__Extracted records__.

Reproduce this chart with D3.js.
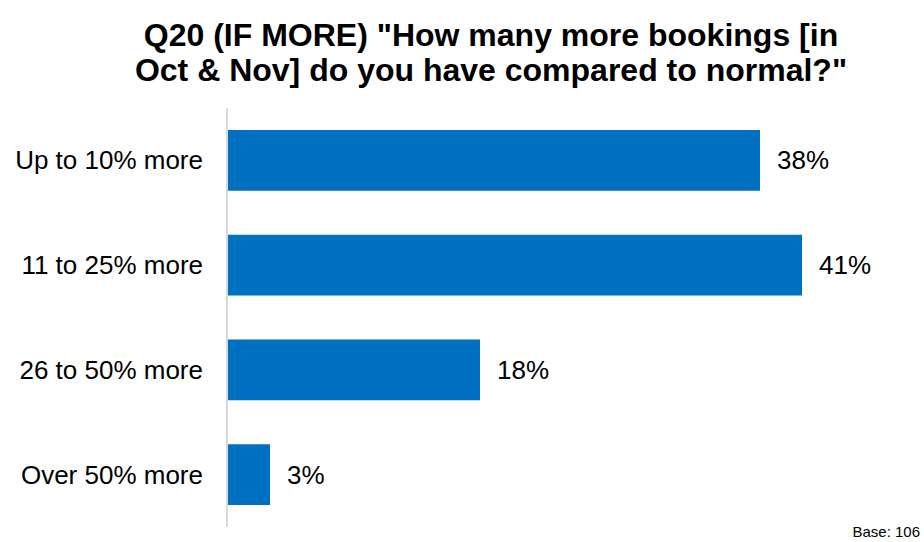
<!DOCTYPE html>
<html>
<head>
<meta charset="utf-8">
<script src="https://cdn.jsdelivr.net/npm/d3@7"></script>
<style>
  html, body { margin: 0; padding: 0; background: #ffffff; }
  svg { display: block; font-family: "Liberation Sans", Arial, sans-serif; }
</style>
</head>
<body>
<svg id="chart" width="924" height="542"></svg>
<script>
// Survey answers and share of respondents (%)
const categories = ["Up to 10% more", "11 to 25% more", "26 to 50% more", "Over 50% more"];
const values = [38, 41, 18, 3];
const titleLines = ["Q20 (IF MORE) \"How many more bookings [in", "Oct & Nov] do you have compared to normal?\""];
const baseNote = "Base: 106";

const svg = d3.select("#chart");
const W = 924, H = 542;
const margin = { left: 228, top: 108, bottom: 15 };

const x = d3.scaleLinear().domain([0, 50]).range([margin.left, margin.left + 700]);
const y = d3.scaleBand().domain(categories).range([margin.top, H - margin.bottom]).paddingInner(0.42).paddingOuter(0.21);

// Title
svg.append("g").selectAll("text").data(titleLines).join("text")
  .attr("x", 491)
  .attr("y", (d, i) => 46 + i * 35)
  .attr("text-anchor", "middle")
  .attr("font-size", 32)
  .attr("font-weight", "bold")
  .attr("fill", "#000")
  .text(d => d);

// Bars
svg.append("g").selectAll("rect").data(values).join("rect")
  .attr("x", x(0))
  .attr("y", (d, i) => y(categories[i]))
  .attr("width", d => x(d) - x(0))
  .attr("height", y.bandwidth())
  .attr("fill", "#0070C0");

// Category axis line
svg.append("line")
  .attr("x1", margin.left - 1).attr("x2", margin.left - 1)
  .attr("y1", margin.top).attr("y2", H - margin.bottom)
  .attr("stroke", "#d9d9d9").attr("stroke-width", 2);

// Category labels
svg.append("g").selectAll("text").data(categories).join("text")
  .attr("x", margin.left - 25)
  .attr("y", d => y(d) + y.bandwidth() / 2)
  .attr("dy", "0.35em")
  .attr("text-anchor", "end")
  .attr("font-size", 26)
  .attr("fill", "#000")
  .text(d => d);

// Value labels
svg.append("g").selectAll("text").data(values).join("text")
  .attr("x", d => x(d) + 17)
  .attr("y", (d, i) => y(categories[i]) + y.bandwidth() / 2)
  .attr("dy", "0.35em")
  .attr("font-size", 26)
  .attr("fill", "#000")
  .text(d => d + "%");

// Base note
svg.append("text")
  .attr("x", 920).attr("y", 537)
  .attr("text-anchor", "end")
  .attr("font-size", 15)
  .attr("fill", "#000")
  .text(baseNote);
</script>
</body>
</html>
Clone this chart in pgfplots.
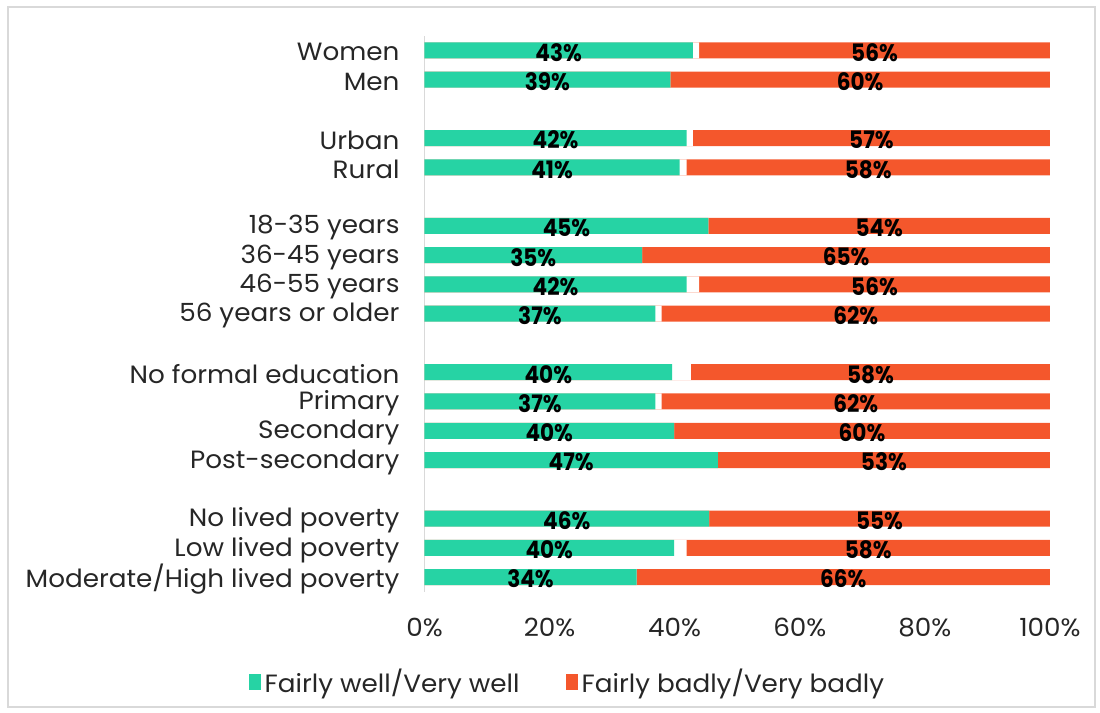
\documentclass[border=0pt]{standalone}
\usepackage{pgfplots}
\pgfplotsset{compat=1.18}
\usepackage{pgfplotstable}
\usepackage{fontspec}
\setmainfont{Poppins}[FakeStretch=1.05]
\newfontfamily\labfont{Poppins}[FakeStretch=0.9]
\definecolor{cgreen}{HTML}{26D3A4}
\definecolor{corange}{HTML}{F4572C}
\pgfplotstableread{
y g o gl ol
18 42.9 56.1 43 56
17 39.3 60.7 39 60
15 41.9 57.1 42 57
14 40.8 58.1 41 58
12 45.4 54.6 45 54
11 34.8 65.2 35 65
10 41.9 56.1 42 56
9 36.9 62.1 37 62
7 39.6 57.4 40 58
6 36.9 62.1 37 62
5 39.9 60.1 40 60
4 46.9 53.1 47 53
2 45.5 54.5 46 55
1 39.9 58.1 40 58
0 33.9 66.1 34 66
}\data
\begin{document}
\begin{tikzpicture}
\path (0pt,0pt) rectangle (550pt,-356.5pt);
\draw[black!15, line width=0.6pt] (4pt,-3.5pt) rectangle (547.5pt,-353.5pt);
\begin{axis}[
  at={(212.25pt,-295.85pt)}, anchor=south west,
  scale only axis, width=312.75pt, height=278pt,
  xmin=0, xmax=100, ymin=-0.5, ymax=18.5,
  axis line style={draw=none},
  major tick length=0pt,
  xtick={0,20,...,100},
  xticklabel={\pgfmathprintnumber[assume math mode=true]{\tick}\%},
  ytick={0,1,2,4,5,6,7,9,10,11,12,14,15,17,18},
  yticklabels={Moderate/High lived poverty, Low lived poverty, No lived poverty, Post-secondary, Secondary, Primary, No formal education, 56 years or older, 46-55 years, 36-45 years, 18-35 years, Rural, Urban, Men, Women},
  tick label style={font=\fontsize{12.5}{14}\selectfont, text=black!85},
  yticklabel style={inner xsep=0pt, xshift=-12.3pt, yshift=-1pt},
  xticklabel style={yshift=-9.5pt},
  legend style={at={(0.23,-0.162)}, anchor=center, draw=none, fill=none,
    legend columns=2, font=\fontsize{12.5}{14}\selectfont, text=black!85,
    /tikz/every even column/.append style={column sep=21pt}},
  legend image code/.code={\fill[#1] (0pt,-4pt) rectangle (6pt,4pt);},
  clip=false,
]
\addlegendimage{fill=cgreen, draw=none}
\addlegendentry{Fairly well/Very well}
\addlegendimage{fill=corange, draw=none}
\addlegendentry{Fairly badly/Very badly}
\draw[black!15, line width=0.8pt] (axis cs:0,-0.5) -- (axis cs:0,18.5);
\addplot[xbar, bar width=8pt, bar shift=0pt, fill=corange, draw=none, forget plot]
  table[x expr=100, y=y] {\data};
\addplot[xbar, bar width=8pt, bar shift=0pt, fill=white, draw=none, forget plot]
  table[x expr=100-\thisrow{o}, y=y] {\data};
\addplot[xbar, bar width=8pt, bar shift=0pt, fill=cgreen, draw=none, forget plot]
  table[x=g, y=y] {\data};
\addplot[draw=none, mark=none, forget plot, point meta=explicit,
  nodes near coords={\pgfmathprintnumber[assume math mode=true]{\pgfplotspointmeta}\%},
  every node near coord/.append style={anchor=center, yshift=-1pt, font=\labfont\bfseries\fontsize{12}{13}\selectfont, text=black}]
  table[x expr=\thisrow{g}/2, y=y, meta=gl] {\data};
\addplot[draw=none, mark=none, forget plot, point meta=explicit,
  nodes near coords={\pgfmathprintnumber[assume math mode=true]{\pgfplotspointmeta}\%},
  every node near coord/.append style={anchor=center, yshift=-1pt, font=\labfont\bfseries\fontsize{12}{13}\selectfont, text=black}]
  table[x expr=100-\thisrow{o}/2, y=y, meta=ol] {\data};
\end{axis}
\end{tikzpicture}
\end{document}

--

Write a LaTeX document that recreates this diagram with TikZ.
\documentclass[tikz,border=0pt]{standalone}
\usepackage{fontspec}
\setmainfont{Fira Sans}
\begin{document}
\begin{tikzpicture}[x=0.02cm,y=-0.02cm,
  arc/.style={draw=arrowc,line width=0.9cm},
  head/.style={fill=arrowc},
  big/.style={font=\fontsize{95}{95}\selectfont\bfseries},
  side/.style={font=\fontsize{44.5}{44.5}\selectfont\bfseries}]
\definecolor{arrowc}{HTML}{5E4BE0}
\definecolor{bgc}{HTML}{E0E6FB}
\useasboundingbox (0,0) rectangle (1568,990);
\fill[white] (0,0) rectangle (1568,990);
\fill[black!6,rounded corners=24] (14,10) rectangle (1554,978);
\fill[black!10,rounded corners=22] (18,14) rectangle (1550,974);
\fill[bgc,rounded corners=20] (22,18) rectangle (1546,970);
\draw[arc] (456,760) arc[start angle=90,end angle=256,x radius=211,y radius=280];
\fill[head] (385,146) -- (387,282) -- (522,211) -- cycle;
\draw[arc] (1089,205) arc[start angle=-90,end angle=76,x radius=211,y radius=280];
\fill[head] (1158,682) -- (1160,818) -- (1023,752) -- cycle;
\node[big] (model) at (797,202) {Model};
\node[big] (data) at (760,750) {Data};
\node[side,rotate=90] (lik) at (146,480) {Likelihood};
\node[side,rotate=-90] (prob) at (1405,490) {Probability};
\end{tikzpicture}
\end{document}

__EXERCISE DIRECTIONS__.
Do not include pictures. Give again exactly the lines starting at the one with "Reproduce this chart with D3.js." and ending at the one with "108, bottom: 15", both included.

__SOLUTION TO THIS PROBLEM__.
Reproduce this chart with D3.js.
<!DOCTYPE html>
<html>
<head>
<meta charset="utf-8">
<script src="https://cdn.jsdelivr.net/npm/d3@7"></script>
<style>
  html, body { margin: 0; padding: 0; background: #ffffff; }
  svg { display: block; font-family: "Liberation Sans", Arial, sans-serif; }
</style>
</head>
<body>
<svg id="chart" width="924" height="542"></svg>
<script>
// Survey answers and share of respondents (%)
const categories = ["Up to 10% more", "11 to 25% more", "26 to 50% more", "Over 50% more"];
const values = [38, 41, 18, 3];
const titleLines = ["Q20 (IF MORE) \"How many more bookings [in", "Oct & Nov] do you have compared to normal?\""];
const baseNote = "Base: 106";

const svg = d3.select("#chart");
const W = 924, H = 542;
const margin = { left: 228, top: 108, bottom: 15 };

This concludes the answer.